Last Men Out: The True Story of America's Heroic Final Hours in Vietnam by Bob Drury and Tom Clavin
"A true historical account of the last few men remaining at the embassy in Saigon 1975 and how they destroyed important papers on the roof and got all US personnel out. I was 33 or so when it came out."
Roots: The Saga of an American Family by Alex Haley
"I read it in 7th grade (not as a requirement in class) and definitely gave me a deeper perspective on slavery and the early United States than we got in school."
"When I was in 6th grade (12ish years old ), my dad handed me Roots. I have been an avid reader and history buff ever since."
To Kill a Mockingbird by Harper Lee
"Read when I was 12. I know it’s fiction but it had a profound effect on me."
Books for young readers
A Child's History of the World by V. M. Hillyer
"I read it over and over from the time I could read, about 5 years old."
The Diary of a Young Girl by Anne Frank
"Read when around 11 or 12. This book inspired me to write my doctoral dissertation on the Holocaust. I'm graduating today with my Ph.D."
"Read around the same age that Anne Frank was when she wrote it. Anne Frank was an amazing young girl - wise beyond her years. She recognized the need to preserve history and knew she was living through something that had to be exposed. Her diary left a huge impact on me. We must never forget."
Little House on the Prairie books by Laura Ingalls Wilder
"I started reading them when I was nine and I've read each one several times. They had a huge effect on my young brain! They also gave me some in-depth knowledge of what life was like in the American West in the late 19th century."
A Little Princess by Frances Hodgson Burnett
"I was probably in 4th or 5th Grade. I’m still obsessed with all things British and late Victorian, and dolls. Sara Crewe and her Emily, the evil Miss Minchin, the idea of a fireplace in your room, the warm biscuits that soothed the starving orphan, and the Indian Gentleman who transformed the awful attic for the mistreated little princess. Heaven!"
Young Bess by Margaret Irwin
"Read it in the early 1950s when I was about 11 and it began my life-long love-affair with Tudor history."

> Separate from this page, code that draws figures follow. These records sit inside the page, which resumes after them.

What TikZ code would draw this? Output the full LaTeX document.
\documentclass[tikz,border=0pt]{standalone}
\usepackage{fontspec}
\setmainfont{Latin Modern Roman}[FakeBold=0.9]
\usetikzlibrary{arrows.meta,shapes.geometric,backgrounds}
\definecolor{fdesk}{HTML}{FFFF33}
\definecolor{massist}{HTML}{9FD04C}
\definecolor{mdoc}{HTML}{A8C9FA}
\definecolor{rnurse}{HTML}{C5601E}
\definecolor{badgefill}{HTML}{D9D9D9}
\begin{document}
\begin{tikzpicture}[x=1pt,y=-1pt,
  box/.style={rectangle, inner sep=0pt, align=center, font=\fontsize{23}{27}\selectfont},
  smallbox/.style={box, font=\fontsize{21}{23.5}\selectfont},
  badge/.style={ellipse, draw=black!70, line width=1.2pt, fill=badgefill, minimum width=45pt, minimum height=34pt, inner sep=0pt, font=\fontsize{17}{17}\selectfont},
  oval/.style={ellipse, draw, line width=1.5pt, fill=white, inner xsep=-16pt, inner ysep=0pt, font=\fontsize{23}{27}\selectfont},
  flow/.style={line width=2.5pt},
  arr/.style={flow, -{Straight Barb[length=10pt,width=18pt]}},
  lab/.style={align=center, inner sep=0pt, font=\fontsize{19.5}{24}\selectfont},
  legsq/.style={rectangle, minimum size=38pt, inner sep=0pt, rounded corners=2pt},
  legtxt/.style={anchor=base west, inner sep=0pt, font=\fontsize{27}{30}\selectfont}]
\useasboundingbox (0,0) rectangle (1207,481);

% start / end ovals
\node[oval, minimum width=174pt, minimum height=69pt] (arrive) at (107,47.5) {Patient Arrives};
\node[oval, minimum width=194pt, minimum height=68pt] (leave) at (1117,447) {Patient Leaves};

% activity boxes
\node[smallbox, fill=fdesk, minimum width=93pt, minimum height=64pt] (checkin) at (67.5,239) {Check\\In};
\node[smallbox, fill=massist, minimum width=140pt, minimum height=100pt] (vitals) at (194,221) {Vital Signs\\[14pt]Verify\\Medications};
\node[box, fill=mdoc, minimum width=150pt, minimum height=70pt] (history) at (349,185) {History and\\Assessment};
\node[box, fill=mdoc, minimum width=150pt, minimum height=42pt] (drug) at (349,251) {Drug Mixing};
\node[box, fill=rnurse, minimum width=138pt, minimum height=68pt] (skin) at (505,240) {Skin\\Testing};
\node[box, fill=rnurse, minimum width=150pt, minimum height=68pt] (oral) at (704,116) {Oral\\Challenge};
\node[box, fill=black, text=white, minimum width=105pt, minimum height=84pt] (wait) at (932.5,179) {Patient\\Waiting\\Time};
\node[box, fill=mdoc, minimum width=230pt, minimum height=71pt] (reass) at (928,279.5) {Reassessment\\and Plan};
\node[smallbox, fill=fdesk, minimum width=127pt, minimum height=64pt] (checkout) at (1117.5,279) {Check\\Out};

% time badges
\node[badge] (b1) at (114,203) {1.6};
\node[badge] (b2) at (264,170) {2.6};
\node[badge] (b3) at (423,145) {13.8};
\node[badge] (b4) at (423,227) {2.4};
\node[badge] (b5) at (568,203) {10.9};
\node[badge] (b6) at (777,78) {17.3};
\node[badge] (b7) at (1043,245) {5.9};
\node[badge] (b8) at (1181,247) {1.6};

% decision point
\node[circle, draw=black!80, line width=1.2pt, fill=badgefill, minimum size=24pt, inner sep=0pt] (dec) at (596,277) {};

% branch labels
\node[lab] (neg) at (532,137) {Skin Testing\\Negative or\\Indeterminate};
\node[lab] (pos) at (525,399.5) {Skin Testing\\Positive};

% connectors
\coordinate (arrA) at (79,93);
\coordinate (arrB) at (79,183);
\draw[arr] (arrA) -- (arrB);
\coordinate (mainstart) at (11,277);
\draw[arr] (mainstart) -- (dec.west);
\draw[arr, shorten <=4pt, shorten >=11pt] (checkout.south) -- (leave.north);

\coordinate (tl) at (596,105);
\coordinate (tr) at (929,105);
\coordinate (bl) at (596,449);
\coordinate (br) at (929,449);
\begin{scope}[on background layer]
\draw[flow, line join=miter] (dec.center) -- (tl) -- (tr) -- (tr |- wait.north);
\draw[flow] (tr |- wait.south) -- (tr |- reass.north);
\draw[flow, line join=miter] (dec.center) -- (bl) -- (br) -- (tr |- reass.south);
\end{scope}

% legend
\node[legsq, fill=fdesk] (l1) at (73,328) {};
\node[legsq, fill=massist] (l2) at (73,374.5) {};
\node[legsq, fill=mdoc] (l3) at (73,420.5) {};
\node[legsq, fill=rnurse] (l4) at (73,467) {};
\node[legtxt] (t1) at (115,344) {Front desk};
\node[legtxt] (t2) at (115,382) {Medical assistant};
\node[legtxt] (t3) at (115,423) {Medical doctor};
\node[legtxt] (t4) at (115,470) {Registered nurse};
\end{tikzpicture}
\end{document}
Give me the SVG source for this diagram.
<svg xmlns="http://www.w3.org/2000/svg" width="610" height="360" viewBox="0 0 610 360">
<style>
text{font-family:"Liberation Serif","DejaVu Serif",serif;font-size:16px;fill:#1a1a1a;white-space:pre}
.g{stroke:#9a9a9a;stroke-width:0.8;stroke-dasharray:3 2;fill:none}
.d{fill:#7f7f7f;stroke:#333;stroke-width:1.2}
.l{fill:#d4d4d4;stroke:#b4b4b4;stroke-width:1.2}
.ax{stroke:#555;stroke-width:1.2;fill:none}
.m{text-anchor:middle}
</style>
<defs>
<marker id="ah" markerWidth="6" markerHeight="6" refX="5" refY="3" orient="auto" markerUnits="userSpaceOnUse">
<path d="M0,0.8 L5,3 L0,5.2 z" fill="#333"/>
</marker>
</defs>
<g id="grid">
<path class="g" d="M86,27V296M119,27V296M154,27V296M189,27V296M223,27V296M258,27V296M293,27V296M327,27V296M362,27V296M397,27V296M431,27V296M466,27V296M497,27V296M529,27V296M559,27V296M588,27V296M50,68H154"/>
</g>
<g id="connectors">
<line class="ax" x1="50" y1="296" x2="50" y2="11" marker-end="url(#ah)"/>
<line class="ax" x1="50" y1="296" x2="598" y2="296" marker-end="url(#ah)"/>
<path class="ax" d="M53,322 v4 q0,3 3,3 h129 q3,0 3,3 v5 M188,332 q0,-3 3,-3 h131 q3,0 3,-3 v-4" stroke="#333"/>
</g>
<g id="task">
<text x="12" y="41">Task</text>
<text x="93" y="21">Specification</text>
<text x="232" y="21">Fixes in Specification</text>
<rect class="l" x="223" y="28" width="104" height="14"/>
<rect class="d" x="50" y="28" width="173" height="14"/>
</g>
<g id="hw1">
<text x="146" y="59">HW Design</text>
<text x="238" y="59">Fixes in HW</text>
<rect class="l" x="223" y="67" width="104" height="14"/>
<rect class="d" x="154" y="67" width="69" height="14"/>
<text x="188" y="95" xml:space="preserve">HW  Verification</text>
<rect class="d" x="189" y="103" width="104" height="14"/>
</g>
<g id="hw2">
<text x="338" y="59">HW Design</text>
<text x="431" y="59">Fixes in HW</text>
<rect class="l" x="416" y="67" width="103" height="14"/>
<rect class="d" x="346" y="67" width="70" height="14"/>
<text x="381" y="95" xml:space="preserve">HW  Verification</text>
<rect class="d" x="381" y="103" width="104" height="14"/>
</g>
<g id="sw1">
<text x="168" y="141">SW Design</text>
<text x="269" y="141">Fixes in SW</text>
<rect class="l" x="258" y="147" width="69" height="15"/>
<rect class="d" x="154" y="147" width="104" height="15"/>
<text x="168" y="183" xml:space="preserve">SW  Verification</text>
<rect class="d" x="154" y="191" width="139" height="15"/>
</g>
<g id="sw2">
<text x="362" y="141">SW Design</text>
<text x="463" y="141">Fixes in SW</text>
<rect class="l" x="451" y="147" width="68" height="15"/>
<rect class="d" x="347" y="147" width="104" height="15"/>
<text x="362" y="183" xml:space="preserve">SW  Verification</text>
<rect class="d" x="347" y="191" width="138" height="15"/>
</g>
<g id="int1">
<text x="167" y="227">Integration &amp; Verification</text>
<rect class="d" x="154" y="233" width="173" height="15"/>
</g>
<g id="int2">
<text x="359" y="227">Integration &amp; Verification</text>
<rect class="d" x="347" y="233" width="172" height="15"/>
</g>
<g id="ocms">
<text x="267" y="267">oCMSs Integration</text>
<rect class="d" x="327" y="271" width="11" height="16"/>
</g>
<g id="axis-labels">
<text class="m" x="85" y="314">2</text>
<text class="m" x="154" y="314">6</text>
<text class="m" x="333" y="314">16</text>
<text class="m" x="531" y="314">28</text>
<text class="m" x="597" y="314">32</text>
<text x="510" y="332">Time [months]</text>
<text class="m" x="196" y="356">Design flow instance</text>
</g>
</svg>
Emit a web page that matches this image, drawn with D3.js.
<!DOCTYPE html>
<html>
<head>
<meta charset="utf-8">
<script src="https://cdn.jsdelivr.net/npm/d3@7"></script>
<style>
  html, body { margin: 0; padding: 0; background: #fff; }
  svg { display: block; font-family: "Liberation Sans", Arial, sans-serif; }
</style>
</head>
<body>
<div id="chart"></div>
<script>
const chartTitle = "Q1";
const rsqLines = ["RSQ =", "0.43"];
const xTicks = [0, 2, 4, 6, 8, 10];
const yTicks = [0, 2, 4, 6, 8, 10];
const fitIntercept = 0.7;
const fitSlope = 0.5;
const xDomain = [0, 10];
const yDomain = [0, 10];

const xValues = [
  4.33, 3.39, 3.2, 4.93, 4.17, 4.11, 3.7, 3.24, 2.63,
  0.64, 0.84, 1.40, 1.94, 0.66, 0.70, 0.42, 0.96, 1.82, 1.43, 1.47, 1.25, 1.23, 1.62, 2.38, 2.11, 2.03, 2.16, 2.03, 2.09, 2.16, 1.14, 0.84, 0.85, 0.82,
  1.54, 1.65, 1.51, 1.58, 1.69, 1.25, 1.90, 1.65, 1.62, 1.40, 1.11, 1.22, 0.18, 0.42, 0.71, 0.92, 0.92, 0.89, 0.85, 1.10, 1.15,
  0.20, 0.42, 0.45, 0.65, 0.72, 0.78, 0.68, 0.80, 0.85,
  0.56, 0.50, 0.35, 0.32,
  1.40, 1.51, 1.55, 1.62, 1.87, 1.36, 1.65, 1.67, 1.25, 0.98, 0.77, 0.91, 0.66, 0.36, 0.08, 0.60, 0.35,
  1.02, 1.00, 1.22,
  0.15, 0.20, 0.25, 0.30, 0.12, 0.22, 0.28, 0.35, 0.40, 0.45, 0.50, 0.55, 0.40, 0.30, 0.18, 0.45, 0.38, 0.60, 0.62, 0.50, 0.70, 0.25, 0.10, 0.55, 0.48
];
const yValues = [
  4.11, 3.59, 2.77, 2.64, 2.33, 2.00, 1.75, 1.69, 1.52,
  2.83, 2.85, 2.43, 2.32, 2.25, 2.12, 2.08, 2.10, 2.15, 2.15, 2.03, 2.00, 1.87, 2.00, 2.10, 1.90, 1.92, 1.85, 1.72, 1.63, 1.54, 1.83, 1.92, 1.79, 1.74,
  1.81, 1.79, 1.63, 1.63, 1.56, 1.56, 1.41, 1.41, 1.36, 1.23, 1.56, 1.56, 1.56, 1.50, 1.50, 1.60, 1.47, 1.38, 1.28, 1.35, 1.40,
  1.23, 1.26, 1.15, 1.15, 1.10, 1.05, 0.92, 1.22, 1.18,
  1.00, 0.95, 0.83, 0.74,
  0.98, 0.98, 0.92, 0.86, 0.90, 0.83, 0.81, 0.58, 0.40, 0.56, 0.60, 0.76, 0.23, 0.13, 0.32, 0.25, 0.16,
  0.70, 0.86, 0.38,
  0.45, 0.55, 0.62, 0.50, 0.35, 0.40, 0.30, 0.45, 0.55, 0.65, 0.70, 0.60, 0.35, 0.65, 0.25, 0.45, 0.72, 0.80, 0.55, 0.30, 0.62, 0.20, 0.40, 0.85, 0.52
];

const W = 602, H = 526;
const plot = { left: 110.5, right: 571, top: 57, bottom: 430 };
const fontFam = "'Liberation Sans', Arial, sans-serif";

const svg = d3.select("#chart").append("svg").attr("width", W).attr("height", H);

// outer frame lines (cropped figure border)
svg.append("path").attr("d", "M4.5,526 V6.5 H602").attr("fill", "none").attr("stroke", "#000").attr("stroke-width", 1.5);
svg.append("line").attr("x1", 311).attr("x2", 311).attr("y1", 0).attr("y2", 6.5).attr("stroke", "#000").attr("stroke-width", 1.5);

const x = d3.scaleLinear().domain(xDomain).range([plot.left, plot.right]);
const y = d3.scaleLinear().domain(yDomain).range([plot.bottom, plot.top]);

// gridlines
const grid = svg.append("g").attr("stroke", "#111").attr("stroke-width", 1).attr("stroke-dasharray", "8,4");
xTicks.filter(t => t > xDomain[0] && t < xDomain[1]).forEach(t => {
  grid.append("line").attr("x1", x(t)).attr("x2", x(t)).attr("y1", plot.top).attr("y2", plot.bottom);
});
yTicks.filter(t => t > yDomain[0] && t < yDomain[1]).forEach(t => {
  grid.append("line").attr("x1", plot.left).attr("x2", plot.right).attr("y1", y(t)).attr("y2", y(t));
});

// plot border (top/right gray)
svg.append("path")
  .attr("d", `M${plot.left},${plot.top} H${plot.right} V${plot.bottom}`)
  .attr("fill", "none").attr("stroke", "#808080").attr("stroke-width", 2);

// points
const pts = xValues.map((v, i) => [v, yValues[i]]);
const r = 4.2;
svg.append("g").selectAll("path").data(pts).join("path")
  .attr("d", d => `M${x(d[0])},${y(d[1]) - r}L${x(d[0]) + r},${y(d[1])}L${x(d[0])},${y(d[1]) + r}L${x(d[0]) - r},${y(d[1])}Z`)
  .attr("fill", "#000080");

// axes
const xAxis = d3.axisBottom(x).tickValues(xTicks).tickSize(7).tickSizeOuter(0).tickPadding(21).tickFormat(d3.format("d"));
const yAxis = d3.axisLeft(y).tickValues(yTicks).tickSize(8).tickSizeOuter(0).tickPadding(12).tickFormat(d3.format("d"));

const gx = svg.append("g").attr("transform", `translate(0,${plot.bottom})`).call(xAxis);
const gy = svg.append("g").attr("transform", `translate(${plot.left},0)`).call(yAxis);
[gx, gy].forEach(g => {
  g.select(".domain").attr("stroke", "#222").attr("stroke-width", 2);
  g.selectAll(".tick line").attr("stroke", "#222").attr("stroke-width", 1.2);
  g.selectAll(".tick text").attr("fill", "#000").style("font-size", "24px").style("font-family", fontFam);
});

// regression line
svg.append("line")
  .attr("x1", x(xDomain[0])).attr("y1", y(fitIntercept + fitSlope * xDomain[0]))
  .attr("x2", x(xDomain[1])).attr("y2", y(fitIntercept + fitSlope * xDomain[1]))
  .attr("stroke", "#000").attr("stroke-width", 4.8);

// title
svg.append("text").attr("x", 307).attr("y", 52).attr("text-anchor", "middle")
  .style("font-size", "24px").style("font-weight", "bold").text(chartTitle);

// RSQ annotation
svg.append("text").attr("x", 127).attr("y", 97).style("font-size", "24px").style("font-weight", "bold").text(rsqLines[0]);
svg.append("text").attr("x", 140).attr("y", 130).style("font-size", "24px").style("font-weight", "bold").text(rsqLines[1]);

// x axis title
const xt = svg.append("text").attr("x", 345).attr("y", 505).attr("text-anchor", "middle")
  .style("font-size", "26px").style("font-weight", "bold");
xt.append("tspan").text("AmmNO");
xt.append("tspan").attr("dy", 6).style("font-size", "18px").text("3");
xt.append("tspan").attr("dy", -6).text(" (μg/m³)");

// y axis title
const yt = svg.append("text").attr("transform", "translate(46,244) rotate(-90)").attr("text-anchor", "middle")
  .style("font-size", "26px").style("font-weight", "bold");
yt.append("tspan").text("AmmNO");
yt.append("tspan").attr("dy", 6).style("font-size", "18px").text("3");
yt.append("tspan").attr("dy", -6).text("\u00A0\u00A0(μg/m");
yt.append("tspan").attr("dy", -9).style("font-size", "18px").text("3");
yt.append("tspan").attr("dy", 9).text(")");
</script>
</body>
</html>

Justin Morgan had a Horse by Marguerite Henry
"I was about 8-9 yrs old when I went "Justin Morgan had a Horse" by Marguerite Henry. It inspired me to not only learn more about Morgan horses (and several other breeds), but it morphed into New England and Revolutionary War history. Sounds like a fluff story, but the more I learned, the more I wanted to read."
The Chestry Oak by Kate Seredy
"One of the best books I've ever read, and FINALLY reprinted and available again after many years."
My Brother Sam Is Dead by Christopher Collier and James Lincoln Collier
"I don’t remember how old. But I’ve spent many years learning about the revolution since then."
The old Classic Comics
"These provided an amazing introduction to the great historical novels (Tale of 2 Cities and Uncle Tom's Cabin come to mind immediately) that made them approachable for young teens. My best friend's father worked for the comic printers so we had immediate access to all the new ones.) I was -- and still am -- a voracious reader of history books and historical novels."